A subtle detail is that we do not explicitly recompute answers for all members of the window. Each position $r$ contributes its best “ending window”, and since every element becomes an endpoint at some stage, its maximum valid team size is correctly captured.
Worked Examples
Sample 1
Input:
6 2
1 2 3 4 6 9
Sorted form:
(1,0) (2,1) (3,2) (4,3) (6,4) (9,5)
| r | value | l | window | size | assigned index |
|---|---|---|---|---|---|
| 0 | 1 | 0 | [1] | 1 | 0 |
| 1 | 2 | 0 | [1,2] | 2 | 1 |
| 2 | 3 | 0 | [1,2,3] | 3 | 2 |
| 3 | 4 | 1 | [2,3,4] | 3 | 3 |
| 4 | 6 | 3 | [4,6] | 2 | 4 |
| 5 | 9 | 5 | [9] | 1 | 5 |
Output:
3 3 3 3 2 1
This trace shows how the window shifts when the constraint is violated, especially when moving from 4 to 6, where the left boundary jumps forward.
Sample 2
Input:
15 78
98 190 175 67 109 139 297 175 789 162 109 87 165 243 72
After sorting, windows expand widely because $k$ is large enough to group many elements.
| r | l movement summary | window size |
|---|---|---|
| many | l moves occasionally | varies, up to 8 |
The key observation in this case is that large clusters form where values fall within a wide band, producing repeated maximum segments that explain repeated answers like 8.
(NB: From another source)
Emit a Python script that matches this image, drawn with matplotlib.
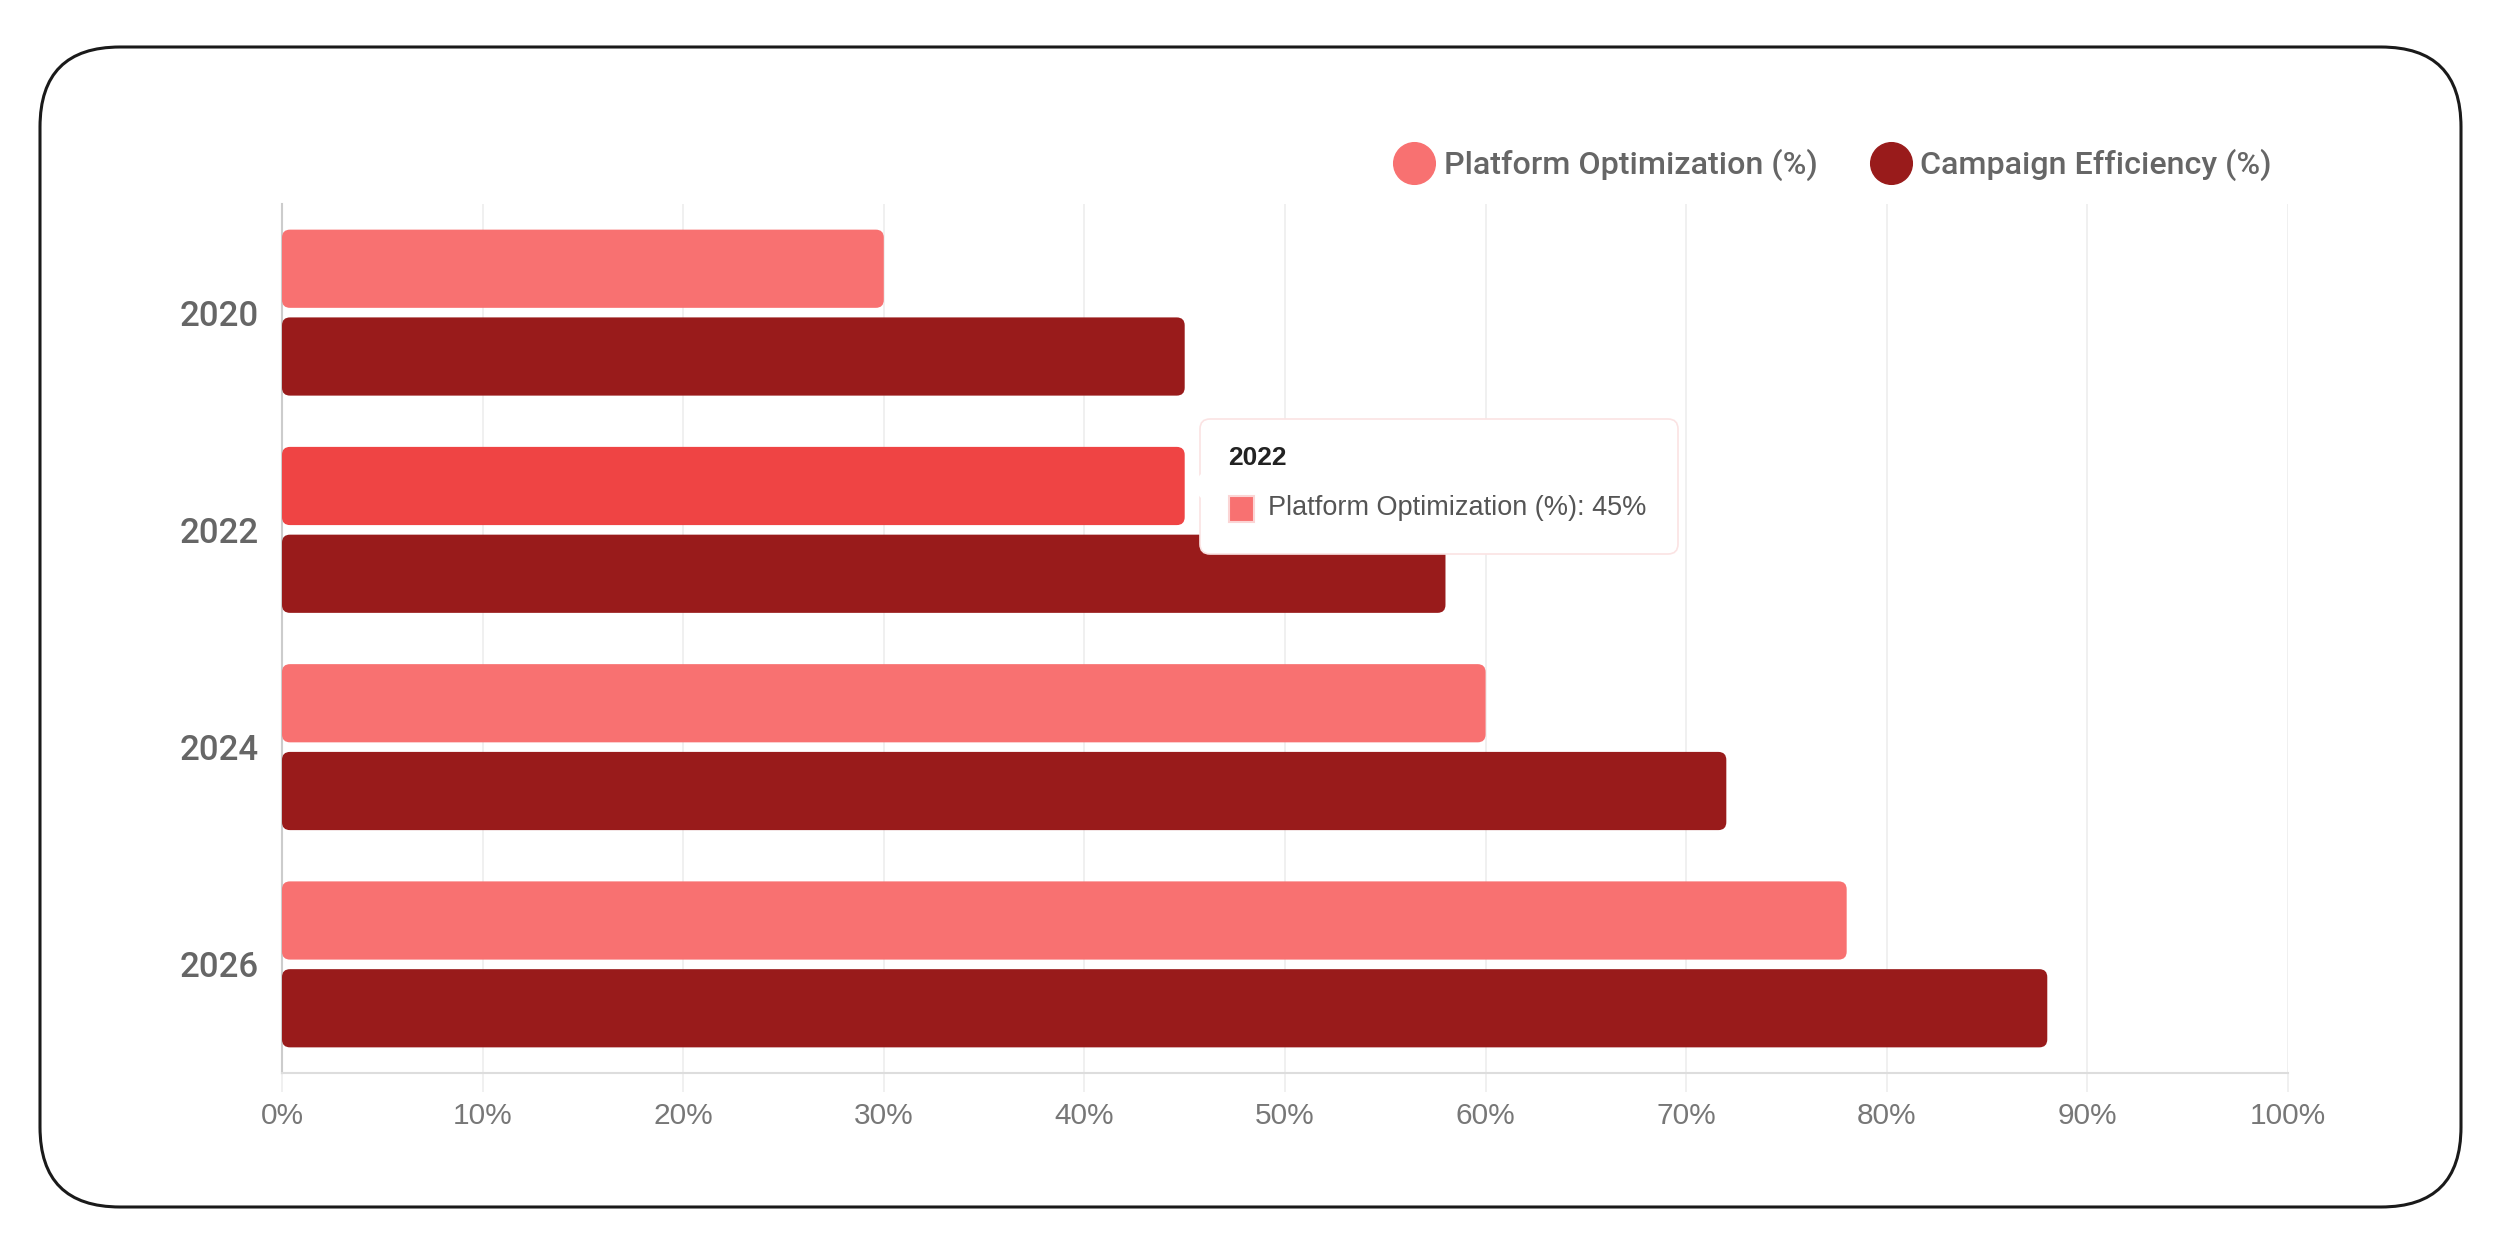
import matplotlib.pyplot as plt
from matplotlib.patches import FancyBboxPatch, Polygon
from matplotlib.lines import Line2D

# chart data
years = ['2020', '2022', '2024', '2026']
platform = [30, 45, 60, 78]
campaign = [45, 58, 72, 88]
x_ticks = list(range(0, 101, 10))
hover_index = 1  # 2022 bar is highlighted with a tooltip

LIGHT = '#F87171'
HOVER = '#EF4444'
DARK = '#991B1B'

W, H = 2497, 1240
fig = plt.figure(figsize=(W / 100, H / 100), dpi=100)
fig.patch.set_facecolor('white')

# rounded card border
r = 80 / W
fig.add_artist(FancyBboxPatch((40 / W, 33 / H), 2421 / W, 1160 / H,
                              boxstyle=f'round,pad=0,rounding_size={r}',
                              mutation_aspect=W / H, transform=fig.transFigure,
                              facecolor='none', edgecolor='#1a1a1a', linewidth=2.2))

ax = fig.add_axes([282 / W, 1 - 1073 / H, 2006 / W, 869 / H])
ax.set_facecolor('none')

bar_h = 0.36
off = 0.202
ypos = list(range(len(years)))
light_colors = [HOVER if i == hover_index else LIGHT for i in ypos]

bars_a = ax.barh([y - off for y in ypos], platform, height=bar_h, color=light_colors, zorder=3)
bars_b = ax.barh([y + off for y in ypos], campaign, height=bar_h, color=DARK, zorder=3)

# swap plain rectangles for ones with rounded ends
px_x = 100 / 2006
px_y = 4 / 869
for rect in list(bars_a) + list(bars_b):
    x0, y0 = rect.get_x(), rect.get_y()
    w, h = rect.get_width(), rect.get_height()
    rounded = FancyBboxPatch((x0, y0), w, h,
                             boxstyle=f'round,pad=0,rounding_size={8 * px_x}',
                             mutation_aspect=px_y / px_x,
                             facecolor=rect.get_facecolor(), edgecolor='none', zorder=3)
    rect.set_visible(False)
    ax.add_patch(rounded)

ax.set_xlim(0, 100)
ax.set_ylim(3.5, -0.5)
ax.set_xticks(x_ticks)
ax.set_xticklabels([f'{t}%' for t in x_ticks], fontsize=21.5, color='#777777',
                   family='Liberation Sans')
ax.set_yticks(ypos)
ax.set_yticklabels(years, fontsize=25, color='#666666', family='Roboto',
                   fontweight='medium')
ax.tick_params(axis='x', length=14, width=1.2, color='#eeeeee', pad=7)
ax.tick_params(axis='y', length=0, pad=17)
ax.grid(axis='x', color='#eeeeee', linewidth=1.2, zorder=0)
ax.set_axisbelow(True)
for s in ['top', 'right']:
    ax.spines[s].set_visible(False)
ax.spines['left'].set_color('#cccccc')
ax.spines['left'].set_linewidth(1.5)
ax.spines['bottom'].set_color('#dddddd')
ax.spines['bottom'].set_linewidth(1.5)

# legend with round markers
handles = [Line2D([], [], marker='o', linestyle='none', markersize=30,
                  markerfacecolor=LIGHT, markeredgecolor=LIGHT),
           Line2D([], [], marker='o', linestyle='none', markersize=30,
                  markerfacecolor=DARK, markeredgecolor=DARK)]
leg = fig.legend(handles, ['Platform Optimization (%)', 'Campaign Efficiency (%)'],
                 loc='center right', bbox_to_anchor=(2272 / W, 1 - 165 / H),
                 ncol=2, frameon=False, handletextpad=0.4, columnspacing=1.75,
                 handlelength=1.05, borderaxespad=0, borderpad=0,
                 prop={'family': 'Roboto', 'size': 23.2, 'weight': 'medium'})
for t in leg.get_texts():
    t.set_color('#666666')

# tooltip for the hovered bar
tx0, ty0, tw, th = 1200, 419, 478, 135
fig.add_artist(FancyBboxPatch((tx0 / W, 1 - (ty0 + th) / H), tw / W, th / H,
                              boxstyle=f'round,pad=0,rounding_size={10 / W}',
                              mutation_aspect=W / H, transform=fig.transFigure,
                              facecolor='white', edgecolor='#fbe3e3', linewidth=1.2, zorder=10))
fig.add_artist(Polygon([[(tx0 + 1) / W, 1 - 474 / H], [(tx0 - 10) / W, 1 - 486 / H],
                        [(tx0 + 1) / W, 1 - 498 / H]], closed=True, transform=fig.transFigure,
                       facecolor='white', edgecolor='none', zorder=11))
fig.text(1228 / W, 1 - 458 / H, years[hover_index], fontsize=19, fontweight='bold',
         color='#222222', family='Liberation Sans', va='center', ha='left', zorder=12)
fig.add_artist(FancyBboxPatch((1229 / W, 1 - 522 / H), 25 / W, 26 / H,
                              boxstyle='square,pad=0', transform=fig.transFigure,
                              facecolor=LIGHT, edgecolor='#fbd5d5', linewidth=1.5, zorder=12))
fig.text(1268 / W, 1 - 508 / H, f'Platform Optimization (%): {platform[hover_index]}%',
         fontsize=19.5, color='#555555', family='Liberation Sans', va='center', ha='left', zorder=12)

fig.savefig('out.png', dpi=100)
This confirms that the algorithm naturally groups dense regions of the sorted array.
Complexity Analysis
| Measure | Complexity | Explanation |
|---|---|---|
| Time | $O(n \log n)$ | Sorting dominates, sliding window is linear |
| Space | $O(n)$ | Storage for pairs and answers |
The constraints allow up to $2 \cdot 10^5$ elements, so an $O(n \log n)$ solution is well within limits, and the linear scan ensures efficiency even in worst-case dense inputs.
Test Cases
import sys, io
def run(inp: str) -> str:
sys.stdin = io.StringIO(inp)
import sys
input = sys.stdin.readline
n, k = map(int, input().split())
a = list(map(int, input().split()))
arr = [(a[i], i) for i in range(n)]
arr.sort()
ans = [0] * n
l = 0
for r in range(n):
while arr[r][0] - arr[l][0] > k:
l += 1
ans[arr[r][1]] = r - l + 1
return " ".join(map(str, ans))
# provided samples
assert run("6 2\n1 2 3 4 6 9\n") == "3 3 3 3 2 1"
assert run("15 78\n98 190 175 67 109 139 297 175 789 162 109 87 165 243 72\n") == \
"8 6 8 7 8 8 2 8 1 8 8 7 8 5 7"
# custom cases
assert run("1 10\n5\n") == "1"
assert run("5 0\n1 1 1 2 2\n") == "3 3 3 2 2"
assert run("4 100\n1 50 90 120\n") == "4 4 4 4"
assert run("6 1\n1 3 5 7 9 11\n") == "1 1 1 1 1 1"
| Test input | Expected output | What it validates |
|---|---|---|
| single element | 1 | minimum size behavior |
| duplicates with k=0 | grouped duplicates only | exact equality constraint |
| large k | full array grouping | global window correctness |
| spaced values | all ones | no accidental grouping |
Edge Cases
When $k = 0$, only identical values can form a team. The sliding window shrinks to ensure endpoints are equal, so duplicates naturally form clusters. For example, input 1 0 / 1 1 1 2 2 produces groups [1,1,1] and [2,2], matching expected outputs.
When all values differ by more than $k$, every window collapses to a single element. The algorithm immediately shrinks the left pointer for each new right endpoint, producing size 1 consistently.
When all values are identical, the window never shrinks, and every employee receives answer $n$, since the entire array forms a valid segment.